Mae Suai (แม่สรวย; /th/; ᨾᩯ᩵ᩈᩕ᩠ᩅ᩠ᨿ, /nod/) is a district (amphoe) in the western part of Chiang Rai province, northern Thailand.

==Geography==

Western edge of the Khun Tan Range, Mae Suai district

Neighboring districts are (from the northeast clockwise): Mueang Chiang Rai, Mae Lao, Phan, Wiang Pa Pao, Phrao, Chai Prakan, Fang, and Mae Ai of Chiang Mai province.

The Khun Tan Range stretches from north to south along the west side of the district. The Suai River, a tributary of the Lao River, gives its name to the district.

==History==
The district was created in 1905, when the districts Mueang Wiang Pa Pao and Mueang Phong were merged. Originally spelled แม่ซ่วย, the current spelling was adopted before 1917.

== Administration ==

=== Central administration ===
The district Mae Suai is subdivided into 7 subdistricts (Tambon), which are further subdivided into 131 administrative villages (Muban).
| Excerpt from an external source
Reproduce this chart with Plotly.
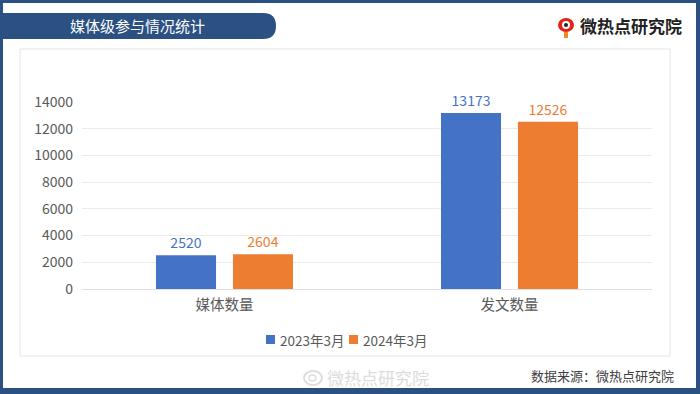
import plotly.graph_objects as go

W, H = 700, 394
categories = ["媒体数量", "发文数量"]
series_names = ["2023年3月", "2024年3月"]
values_2023 = [2520, 13173]
values_2024 = [2604, 12526]
colors = ["#4472C4", "#ED7D31"]
y_ticks = [0, 2000, 4000, 6000, 8000, 10000, 12000, 14000]

FONT = "Microsoft YaHei, Noto Sans CJK SC, sans-serif"

def px(x):
    return x / W

def py(y):
    return 1 - y / H

fig = go.Figure()
for name, vals, c in zip(series_names, [values_2023, values_2024], colors):
    fig.add_trace(go.Bar(
        x=categories, y=vals, name=name, marker=dict(color=c, line=dict(width=0)),
        text=[str(v) for v in vals], textposition="outside",
        textfont=dict(color=c, size=14, family=FONT), cliponaxis=False,
        showlegend=False,
    ))

frame = "#2B5082"
shapes = []
for x0, y0, x1, y1 in [(0, 0, 3, 394), (0, 0, 700, 3), (696, 0, 700, 394), (0, 388, 700, 394)]:
    shapes.append(dict(type="rect", xref="paper", yref="paper", x0=px(x0), x1=px(x1),
                       y0=py(y1), y1=py(y0), fillcolor=frame, line=dict(width=0), layer="below"))
shapes.append(dict(type="rect", xref="paper", yref="paper", x0=px(20), x1=px(670),
                   y0=py(356), y1=py(49), fillcolor="rgba(0,0,0,0)",
                   line=dict(color="#e4e4e4", width=1), layer="below"))
y1b, y2b, xr, r = 13, 39, 276, 13
path = (f"M {px(0)},{py(y1b)} L {px(xr - r)},{py(y1b)} "
        f"Q {px(xr)},{py(y1b)} {px(xr)},{py((y1b + y2b) / 2)} "
        f"Q {px(xr)},{py(y2b)} {px(xr - r)},{py(y2b)} L {px(0)},{py(y2b)} Z")
shapes.append(dict(type="path", xref="paper", yref="paper", path=path,
                   fillcolor=frame, line=dict(width=0), layer="below"))
shapes.append(dict(type="circle", xref="paper", yref="paper", x0=px(558), x1=px(574),
                   y0=py(32), y1=py(18), fillcolor="#E2231A", line=dict(width=0)))
shapes.append(dict(type="circle", xref="paper", yref="paper", x0=px(562), x1=px(570),
                   y0=py(29), y1=py(21), fillcolor="#ffffff", line=dict(width=0)))
shapes.append(dict(type="circle", xref="paper", yref="paper", x0=px(564), x1=px(568),
                   y0=py(27), y1=py(23), fillcolor="#222222", line=dict(width=0)))
shapes.append(dict(type="rect", xref="paper", yref="paper", x0=px(564), x1=px(568),
                   y0=py(38), y1=py(32), fillcolor="#F08A24", line=dict(width=0)))
shapes.append(dict(type="circle", xref="paper", yref="paper", x0=px(304), x1=px(322),
                   y0=py(385), y1=py(371), fillcolor="rgba(0,0,0,0)",
                   line=dict(color="#dddddd", width=2)))
shapes.append(dict(type="circle", xref="paper", yref="paper", x0=px(309), x1=px(316),
                   y0=py(381), y1=py(375), fillcolor="rgba(0,0,0,0)",
                   line=dict(color="#dddddd", width=1.5)))

annotations = [
    dict(text="媒体级参与情况统计", x=px(137), y=py(26), xref="paper", yref="paper",
         xanchor="center", yanchor="middle", showarrow=False,
         font=dict(color="#ffffff", size=15, family=FONT)),
    dict(text="<b>微热点研究院</b>", x=px(578), y=py(26), xref="paper", yref="paper",
         xanchor="left", yanchor="middle", showarrow=False,
         font=dict(color="#222222", size=17, family=FONT)),
    dict(text="数据来源：微热点研究院", x=px(676), y=py(375), xref="paper", yref="paper",
         xanchor="right", yanchor="middle", showarrow=False,
         font=dict(color="#404040", size=13, family=FONT)),
    dict(text="微热点研究院", x=px(325), y=py(377), xref="paper", yref="paper",
         xanchor="left", yanchor="middle", showarrow=False,
         font=dict(color="#dcdcdc", size=17, family=FONT)),
]

# manual compact legend
legend_x = [266, 349]
for lx, name, c in zip(legend_x, series_names, colors):
    shapes.append(dict(type="rect", xref="paper", yref="paper", x0=px(lx), x1=px(lx + 9),
                       y0=py(344), y1=py(335), fillcolor=c, line=dict(width=0)))
    annotations.append(dict(text=name, x=px(lx + 12), y=py(340), xref="paper", yref="paper",
                            xanchor="left", yanchor="middle", showarrow=False,
                            font=dict(color="#595959", size=13.5, family=FONT)))

fig.update_layout(
    width=W, height=H, margin=dict(l=0, r=0, t=0, b=0, autoexpand=False),
    paper_bgcolor="#ffffff", plot_bgcolor="#ffffff",
    barmode="group", bargap=0.46, bargroupgap=0.22,
    font=dict(family=FONT, color="#595959", size=14),
    xaxis=dict(domain=[px(82), px(652)], showline=False, ticks="",
               ticklabelstandoff=5,
               tickfont=dict(size=14.5, color="#595959"), fixedrange=True),
    yaxis=dict(domain=[py(289), py(102)], range=[0, 14000], tickvals=y_ticks,
               tickformat="d", showgrid=True, gridcolor="#ebebeb", gridwidth=1,
               zeroline=True, zerolinecolor="#e0e0e0", zerolinewidth=1, showline=False,
               ticks="", ticklabelstandoff=8, tickfont=dict(size=14, color="#595959"),
               fixedrange=True),
    shapes=shapes, annotations=annotations, showlegend=False,
)

fig.write_html("out.html", post_script="document.body.style.margin='0';",
               config={"displayModeBar": False})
| No. | Name | Thai | Villages | Pop. |
|---|---|---|---|---|
| 01. | Mae Suai | แม่สรวย | 17 | 09,432 |
| 02. | Pa Daet | ป่าแดด | 22 | 11,966 |
| 03. | Mae Phrik | แม่พริก | 13 | 05,650 |
| 04. | Si Thoi | ศรีถ้อย | 12 | 06,723 |
| 05. | Tha Ko | ท่าก๊อ | 28 | 18,468 |
| 06. | Wawi | วาวี | 27 | 25,476 |
| 07. | Chedi Luang | เจดีย์หลวง | 12 | 07,087 |

=== Local administration ===
There are 3 subdistrict municipalities (Thesaban Tambon) in the district:
- Mae Suai (Thai: เทศบาลตำบลแม่สรวย) consisting of parts of the subdistrict Mae Suai.
- Chedi Luang (Thai: เทศบาลตำบลเจดีย์หลวง) consisting of parts of the subdistrict Chedi Luang.
- Wiang Suai (Thai: เทศบาลตำบลเวียงสรวย) consisting of parts of the subdistrict Mae Suai.

There are 6 subdistrict administrative organizations (SAO) in the district:
- Pa Daet (Thai: องค์การบริหารส่วนตำบลป่าแดด) consisting of the complete subdistrict Pa Daet.
- Mae Phrik (Thai: องค์การบริหารส่วนตำบลแม่พริก) consisting of the complete subdistrict Mae Phrik.
- Si Thoi (Thai: องค์การบริหารส่วนตำบลศรีถ้อย) consisting of the complete subdistrict Si Thoi.
- Tha Ko (Thai: องค์การบริหารส่วนตำบลท่าก๊อ) consisting of the complete subdistrict Tha Ko.
- Wawi (Thai: องค์การบริหารส่วนตำบลวาวี) consisting of the complete subdistrict Wawi.
- Chedi Luang (Thai: องค์การบริหารส่วนตำบลเจดีย์หลวง) consisting of parts of the subdistrict Chedi Luang.